EXERCISE GOAL: Only the lines from the start of the data below through the line that contains "import pandas as pd" are to be copied, exactly and without pictures.

>> START RAW DATA

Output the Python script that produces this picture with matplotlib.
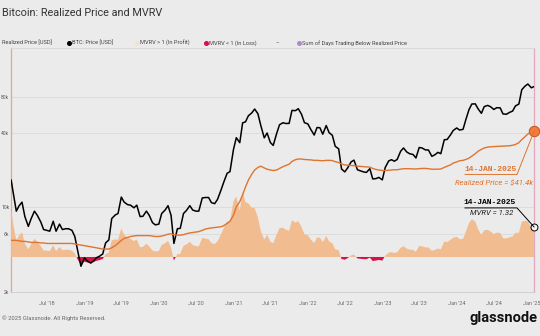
import matplotlib
matplotlib.use("Agg")
import matplotlib.pyplot as plt
import matplotlib.dates as mdates
from matplotlib.lines import Line2D
from matplotlib.ticker import NullLocator
from matplotlib.transforms import IdentityTransform
import numpy as np
import pandas as pd

# dates: one point in early Jan 2018, then 1st/15th of each month, then the last day
dates = (pd.DatetimeIndex([pd.Timestamp("2018-01-07")])
         .append(pd.date_range("2018-01-15", "2025-01-01", freq="SMS"))
         .append(pd.DatetimeIndex([pd.Timestamp("2025-01-14")])))

# BTC price [k USD]
price_k = [
    16.5, 13.6, 9.2, 10.2, 10.9, 8.3, 6.9, 8.0, 9.2, 8.5, 7.5, 6.5,
    6.4, 6.3, 7.6, 6.3, 7.2, 6.5, 6.6, 6.6, 6.4, 5.7, 4.2, 3.25,
    3.8, 3.6, 3.45, 3.6, 3.82, 3.92, 4.1, 5.05, 5.35, 8.0, 8.55, 8.8,
    12.0, 10.9, 10.4, 10.3, 9.8, 10.3, 8.3, 8.35, 9.2, 8.5, 7.4, 7.1,
    7.2, 8.8, 9.4, 10.2, 8.5, 5.0, 6.6, 6.65, 8.8, 9.3, 10.2, 9.4,
    9.2, 9.2, 11.8, 11.9, 11.9, 10.8, 10.6, 11.5, 13.7, 16.0, 18.8, 19.4,
    29.4, 36.8, 33.5, 48.7, 49.6, 55.6, 58.8, 63.2, 57.8, 46.4, 36.7, 40.2,
    33.6, 31.8, 39.9, 47.0, 48.8, 48.1, 48.2, 61.6, 61.3, 63.6, 57.2, 48.9,
    47.7, 43.1, 38.7, 44.6, 44.4, 39.3, 46.3, 40.5, 38.5, 31.3, 29.8, 20.4,
    19.3, 20.8, 23.3, 24.1, 20.1, 19.7, 19.3, 19.1, 20.5, 16.9, 17.0, 17.4,
    16.6, 20.9, 23.7, 24.3, 23.6, 24.4, 28.5, 30.3, 28.1, 27.2, 26.8, 25.1,
    30.6, 30.3, 29.2, 29.2, 25.9, 26.6, 27.9, 27.2, 35.4, 35.6, 38.7, 42.2,
    44.2, 42.5, 43.1, 51.9, 62.4, 69.5, 69.7, 63.4, 58.3, 66.2, 67.7, 66.0,
    62.7, 64.8, 64.6, 57.6, 57.3, 59.2, 60.8, 67.0, 69.5, 91.0, 97.4, 101.4,
    94.4, 96.5,
]

# realized price [k USD]
realized_k = [
    5.3, 5.3, 5.3, 5.25, 5.2, 5.2, 5.15, 5.1, 5.1, 5.1, 5.05, 5.05,
    5.0, 5.0, 5.0, 5.0, 5.0, 5.0, 5.0, 5.0, 5.0, 4.95, 4.9, 4.85,
    4.8, 4.75, 4.7, 4.65, 4.6, 4.55, 4.5, 4.5, 4.5, 4.6, 4.8, 5.0,
    5.3, 5.5, 5.6, 5.7, 5.75, 5.8, 5.8, 5.8, 5.8, 5.8, 5.75, 5.7,
    5.7, 5.75, 5.85, 5.95, 6.0, 5.9, 5.85, 5.85, 5.9, 6.0, 6.1, 6.15,
    6.2, 6.25, 6.4, 6.55, 6.65, 6.7, 6.75, 6.8, 6.85, 7.0, 7.3, 7.6,
    8.5, 10.0, 11.0, 12.5, 14.5, 16.5, 18.5, 20.0, 21.0, 21.5, 20.8, 20.3,
    20.0, 19.8, 20.0, 20.6, 21.3, 21.8, 22.3, 23.5, 24.3, 24.6, 24.6, 24.4,
    24.3, 24.2, 24.0, 24.0, 23.9, 23.8, 24.0, 24.0, 23.9, 23.4, 23.0, 22.4,
    22.0, 21.9, 21.8, 21.7, 21.5, 21.4, 21.3, 21.2, 21.1, 20.6, 20.2, 20.0,
    19.8, 19.8, 19.9, 20.0, 20.1, 20.1, 20.3, 20.5, 20.5, 20.5, 20.4, 20.4,
    20.5, 20.6, 20.6, 20.5, 20.3, 20.3, 20.3, 20.4, 21.0, 21.5, 22.0, 22.8,
    23.3, 23.8, 24.0, 24.4, 25.0, 26.0, 27.2, 28.5, 29.5, 30.3, 30.8, 31.0,
    31.1, 31.2, 31.3, 31.4, 31.5, 31.6, 31.9, 32.4, 33.5, 35.5, 37.5, 39.5,
    40.7, 41.4,
]

price_ticks = [2000, 6000, 10000, 40000, 80000]
price_tick_labels = ["2k", "6k", "10k", "40k", "80k"]

last_date_label = "14-JAN-2025"
rp_label = "Realized Price = $41.4k"
mvrv_label = "MVRV = 1.32"

assert len(price_k) == len(dates) == len(realized_k)
price = np.array(price_k) * 1000
realized = np.array(realized_k) * 1000
mvrv = price / realized  # MVRV = market value / realized value

BG = "#ebebeb"
ORANGE_AREA = "#f1bc8f"
RED = "#d6124c"
RP_COLOR = "#df7430"
FONT = ["Roboto", "DejaVu Sans"]
plt.rcParams["font.family"] = FONT

fig = plt.figure(figsize=(5.4, 3.36), dpi=100, facecolor=BG)
ax = fig.add_axes([11 / 540, 44 / 336, 523 / 540, 244 / 336])
ax.set_facecolor(BG)
ax.set_yscale("log")
ax.set_ylim(2000, 200000)
ax.set_yticks(price_ticks)
ax.set_yticklabels(price_tick_labels)
ax.yaxis.set_minor_locator(NullLocator())
ax.grid(axis="y", color="#dadada", lw=0.6)
ax.tick_params(axis="y", length=0, pad=1.2, labelsize=3.6, labelcolor="#555555")
ax.tick_params(axis="x", length=0, pad=6.5, labelsize=4, labelcolor="#6a6a6a")
ax.xaxis.set_major_locator(mdates.MonthLocator(bymonth=(1, 7)))
ax.xaxis.set_major_formatter(mdates.DateFormatter("%b '%y"))
ax.set_xlim(pd.Timestamp("2018-01-06"), pd.Timestamp("2025-01-14"))
ax.spines["left"].set_color("#f0a47c")
ax.spines["left"].set_linewidth(0.9)
ax.spines["right"].set_color("#e3a8bd")
ax.spines["right"].set_linewidth(0.9)
ax.spines["bottom"].set_color("#cccccc")
ax.spines["bottom"].set_linewidth(0.6)
ax.spines["top"].set_color("#d6d6d6")
ax.spines["top"].set_linewidth(0.6)

# MVRV area
ax2 = ax.twinx()
ax2.set_ylim(-0.55, 10.25)
ax2.fill_between(dates, 1, mvrv, where=mvrv >= 1, interpolate=True,
                 color=ORANGE_AREA, lw=0)
ax2.fill_between(dates, 1, mvrv, where=mvrv < 1, interpolate=True,
                 color=RED, lw=0)
ax2.set_yticks([])
for s in ax2.spines.values():
    s.set_visible(False)

# price + realized price
ax3 = ax.twinx()
ax3.set_yscale("log")
ax3.set_ylim(2000, 200000)
ax3.set_yticks([])
ax3.yaxis.set_minor_locator(NullLocator())
for s in ax3.spines.values():
    s.set_visible(False)
ax3.plot(dates, price, color="black", lw=1.1)
ax3.plot(dates, realized, color=RP_COLOR, lw=1.0)

# annotations at the last day
last = dates[-1]
ax3.plot([last], [realized[-1]], "o", ms=7.5, mfc="#f37b3d", mec="#c2551d",
         mew=0.7, clip_on=False, zorder=10)
ax2.plot([last], [mvrv[-1]], "o", ms=5, mfc="#f4f4f4", mec="black",
         mew=0.7, clip_on=False, zorder=10)

fig.canvas.draw()
px_rp = ax3.transData.transform((mdates.date2num(last), realized[-1]))
px_mv = ax2.transData.transform((mdates.date2num(last), mvrv[-1]))


def px_line(p, xs, ys, color):
    fig.add_artist(Line2D([p[0] + x for x in xs], [p[1] + y for y in ys],
                          transform=IdentityTransform(), color=color, lw=0.7))


def px_text(p, dx, dy, s, **kw):
    fig.text((p[0] + dx) / 540, (p[1] + dy) / 336, s, va="center", ha="right", **kw)


px_line(px_rp, [-69, -17, 0], [-43, -43, 0], RP_COLOR)
px_text(px_rp, -17, -38, last_date_label, color=RP_COLOR, fontsize=5.8,
        family=["Liberation Mono", "DejaVu Sans Mono"], weight="bold")
px_text(px_rp, -1, -52, rp_label, color=RP_COLOR, fontsize=5.6, style="italic")

px_line(px_mv, [-69, -17, 0], [19, 19, 0], "black")
px_text(px_mv, -18, 24, last_date_label, color="black", fontsize=5.8,
        family=["Liberation Mono", "DejaVu Sans Mono"], weight="bold")
px_text(px_mv, -21, 14, mvrv_label, color="#222222", fontsize=5.6, style="italic")

# legend row
leg_y = 1 - 43 / 336
legend_items = [
    (None, "Realized Price [USD]", 2),
    ("black", "BTC: Price [USD]", 72),
    ("#f3e2d2", "MVRV > 1 (In Profit)", 140),
    (RED, "MVRV < 1 (In Loss)", 209),
    (None, "\u2013", 276),
    ("#a98bd3", "Sum of Days Trading Below Realized Price", 302),
]
for color, label, x in legend_items:
    if color is not None:
        fig.add_artist(Line2D([(x - 3.5) / 540], [leg_y], marker="o", ms=2.6,
                              color=color, lw=0, transform=fig.transFigure))
    fig.text(x / 540, leg_y, label, fontsize=4.1, color="#444444", va="center")

fig.text(2 / 540, 1 - 13 / 336, "Bitcoin: Realized Price and MVRV",
         fontsize=7.8, color="#333333", va="center")
fig.text(2 / 540, 1 - 318 / 336, "\u00a9 2025 Glassnode. All Rights Reserved.",
         fontsize=4.2, color="#666666", va="center")
fig.text(537 / 540, 1 - 318 / 336, "glassnode", fontsize=10.5, weight="bold",
         color="#111111", va="center", ha="right")

fig.savefig("out.png", dpi=100, facecolor=BG)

>> END RAW DATA

RESPONSE FOR THIS EXERCISE:
Output the Python script that produces this picture with matplotlib.
import matplotlib
matplotlib.use("Agg")
import matplotlib.pyplot as plt
import matplotlib.dates as mdates
from matplotlib.lines import Line2D
from matplotlib.ticker import NullLocator
from matplotlib.transforms import IdentityTransform
import numpy as np
import pandas as pd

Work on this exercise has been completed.